Ensuite, laissez tomber la vision de pauvres bougres professant la liberté de penser ou pratiquant leur petits rites païens hippies dans leurs coins. Généralement, les fameux hérétiques sont plutôt des gens cherchant à revenir à un christianisme originel, à un idéal radical de pauvreté christique et à un clergé à la hiérarchie moins complexe et plus locale. 

Enfin, les différentes hérésies, qui essaiment un peu partout dans le Sud de la France (Vaudois autour de Lyon, Cathares dans le Sud-Ouest, Monteforte en Italie du Nord), ne s’organisent pas du tout autour d’une sorte de contre-clergé, parce que c’est justement à rebours de leurs idées. On parle plutôt d’une sorte de patchwork de sectes diverses, et c’est d’ailleurs à l’époque que le terme apparaît.

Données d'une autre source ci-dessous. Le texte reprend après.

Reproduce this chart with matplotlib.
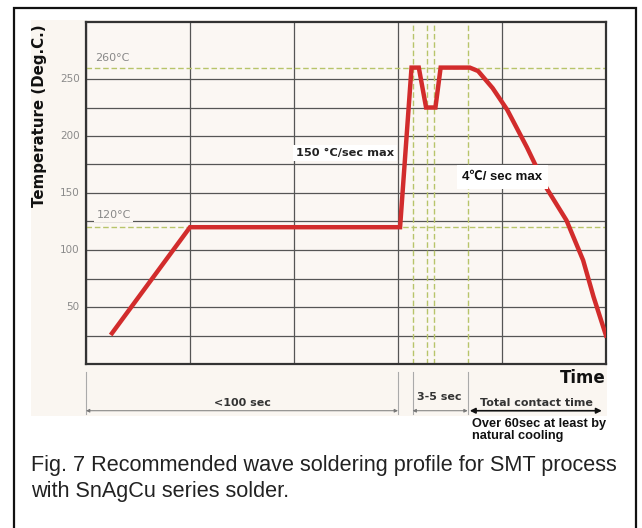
import matplotlib.pyplot as plt
from matplotlib.patches import Rectangle

# profile (time in arbitrary units, temperature in deg C)
time_pts = [25, 100, 302, 313, 320, 327, 336, 341, 369, 377, 391, 405, 424, 443, 462, 478, 488, 500]
temp_pts = [27, 120, 120, 260, 260, 225, 225, 260, 260, 257, 242, 223, 190, 154, 126, 91, 59, 25]

y_ticks = [50, 100, 150, 200, 250]
ref_temps = [260, 120]
ref_times = [314, 328, 335, 367]

W, H = 642, 528
fig = plt.figure(figsize=(W / 100, H / 100), dpi=100)
fig.patch.set_facecolor('white')

# outer frame and cream picture area
fig.add_artist(Rectangle((14 / W, -0.05), 622 / W, 1 - 8 / H + 0.05, transform=fig.transFigure,
                         fill=False, ec='#111111', lw=1.6))
fig.add_artist(Rectangle((31 / W, 1 - 416 / H), 576 / W, 396 / H, transform=fig.transFigure,
                         fc='#faf6f1', ec='none', zorder=0))

bg = '#fbf7f3'
ax = fig.add_axes([86 / W, 1 - 364 / H, 520 / W, 342 / H])
ax.set_facecolor(bg)
ax.set_xlim(0, 500)
ax.set_ylim(0, 300)
ax.set_xticks(range(0, 501, 100))
ax.set_yticks(range(0, 251, 25))
ax.grid(True, color='#555555', lw=0.9)
ax.tick_params(length=0, labelbottom=False, labelleft=False)
for s in ax.spines.values():
    s.set_color('#333333')
    s.set_linewidth(1.6)

for y in y_ticks:
    ax.text(-6, y, str(y), ha='right', va='center', fontsize=7.5, color='#8a8a8a')

for t in ref_temps:
    ax.axhline(t, color='#b8c46a', lw=1.0, ls=(0, (4, 2)), zorder=2)
for t in ref_times:
    ax.axvline(t, color='#b8c46a', lw=1.0, ls=(0, (4, 2)), zorder=2)

ax.text(9, 268, '260\u00b0C', fontsize=8, color='#888888', va='center',
        bbox=dict(fc=bg, ec='none', pad=1), zorder=3)
ax.text(10, 131, '120\u00b0C', fontsize=8, color='#888888', va='center',
        bbox=dict(fc=bg, ec='none', pad=1.5), zorder=3)

ax.plot(time_pts, temp_pts, color='#d22c2c', lw=3.2, solid_joinstyle='miter', zorder=4)

ax.text(202, 185, '150 \u00b0C/sec max', fontsize=8.2, fontweight='bold', color='#222222',
        va='center', ha='left', bbox=dict(fc='white', ec='none', pad=2), zorder=5)
ax.text(362, 164, '4\u2103/ sec max', fontsize=9.5, fontweight='bold', color='#111111',
        va='center', ha='left', bbox=dict(fc='white', ec='none', pad=4), zorder=5,
        family=['Liberation Sans', 'Noto Sans CJK SC', 'DejaVu Sans'])

fig.text(40 / W, 1 - 116 / H, 'Temperature (Deg.C.)', rotation=90, ha='center', va='center',
         fontsize=10.8, fontweight='bold', color='#111111')

# dimension lines below the axis
y_arr = -41
for x in [0, 300, 314, 367]:
    ax.plot([x, x], [-7, -44], color='#aaaaaa', lw=0.8, clip_on=False)
for x0, x1 in [(0, 300), (314, 367)]:
    ax.annotate('', xy=(x0, y_arr), xytext=(x1, y_arr),
                arrowprops=dict(arrowstyle='<|-|>', color='#777777', lw=0.7,
                                mutation_scale=5, shrinkA=0, shrinkB=0),
                annotation_clip=False)
ax.annotate('', xy=(369, y_arr), xytext=(496, y_arr),
            arrowprops=dict(arrowstyle='<|-|>', color='#111111', lw=1.2,
                            mutation_scale=8, shrinkA=0, shrinkB=0),
            annotation_clip=False)
ax.text(150, -34, '<100 sec', ha='center', va='center', fontsize=8, fontweight='bold', color='#333333')
ax.text(340, -29, '3-5 sec', ha='center', va='center', fontsize=8, fontweight='bold', color='#333333')
ax.text(433, -34, 'Total contact time', ha='center', va='center', fontsize=8, fontweight='bold', color='#333333')
ax.text(500, -12, 'Time', ha='right', va='center', fontsize=12, fontweight='bold', color='#111111')

fig.text(472 / W, 1 - 430 / H, 'Over 60sec at least by\nnatural cooling', ha='left', va='center',
         fontsize=9.2, fontweight='bold', family='Liberation Sans', color='#111111', linespacing=1.0)

fig.text(31 / W, 1 - 471 / H, 'Fig. 7 Recommended wave soldering profile for SMT process',
         fontsize=15.6, family='Liberation Sans', color='#222222', va='baseline')
fig.text(31 / W, 1 - 497 / H, 'with SnAgCu series solder.',
         fontsize=15.6, family='Liberation Sans', color='#222222', va='baseline')

fig.savefig('out.png', dpi=100)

Je ne m'étendrais pas d’avantage sur le contenu idéologique et théorique de ces différentes hérésies. Dans cet article, nous allons de nombreuses fois mentionner celle qui fut à l’origine de la création de l’Inquisition, c’est à dire l’hérésie cathare, dans le Sud-Ouest français. Si vous vous voulez en savoir plus sur l'histoire du catharisme à proprement parler, je vous invite très vivement à vous tourner vers la vidéo de Nota Bene. Elle est vraiment très complète et figure parmi les meilleures de sa chaîne à mon goût. 


Une Église catholique qui monte en puissance, une bouillonnement d’hérésie un peu partout dans le Sud de la France, voilà qui commence à planter le décor. Mais il reste une question d’envergure avant de conclure cette première partie : pourquoi l’Inquisition est-elle créée à ce moment précis, en 1233? Après tout, les courants de pensées hérétiques n’ont rien de nouveau et sont aussi vieux que le christianisme - et l’Eglise les a toujours considérés avec méfiance, même si elle réagit généralement mollement et sans répression organisée. Qu’est-ce que ces hérétiques du Sud-Ouest (originellement autour d’Albi, d’où leur surnom d’albigeois), ont pu faire pour attirer à ce point l’attention du Pape?

En fait, cela fait déjà un moment que les sectes du Languedoc inquiètent sérieuement l’Eglise. Bernard de Clervaux, grand intellectuel chrétien de l’époque, pas forcément reconnu pour son progressisme, et qui avait voulu papoter avec ces Albigeois pour mieux les convaincre, prend une grosse volée par ses derniers. Il rentre particulièrement indigné et inonde le Pape de courriers alarmistes sur l’expansion de la “gangrène hérétique”.

Seulement, les seigneurs locaux, comme le comte de Toulouse, considèrent ces hérétiques avec mansuétude, si ce n’est bienveillance. Après tout, vouloir se débarrasser de l’influence grandissante du Pape n’est pas une idée qui les révolte, bien au contraire, et les sectes locales sont de toute façon trop bien enracinées. L’Eglise doit donc se contenter pendant quelques années d’appeler les pouvoir locaux à plus de fermeté. Jusqu’au jour où l’inaction des seigneurs languedociens finit par sérieusement gonfler le Pape. Il envoie à Toulouse un légat, représentant pontifical officiel, pour inciter le comte de Toulouse Raymond VI à intervenir pour contenir l’hérésie. Constatant la mauvaise volonté évidente des pouvoir locaux, et probablement peu averti du tempérament des toulousains, le légat décide d'excommunier Raymond VI. Sur le chemin de son retour à Rome, en 1208, le légat et toute son équipe sont massacrés par les hommes du comte.


Raymond VI a dû s’imaginer que l’histoire était bouclée. Elle venait juste de commencer. Bricoler sa petite hérésie dans son coin, c’est une chose. Assassiner un représentant officiel du Pape, c’en est une autre. Or, Innocent III, souverain pontife de l’époque, n’est vraiment pas du genre à se laisser marcher sur les pompes. Ce que Raymond VI vient de déclencher, c’est la Croisade contre les Albigeois. Et les Croisés, ils ne sont pas venus discuter théologie.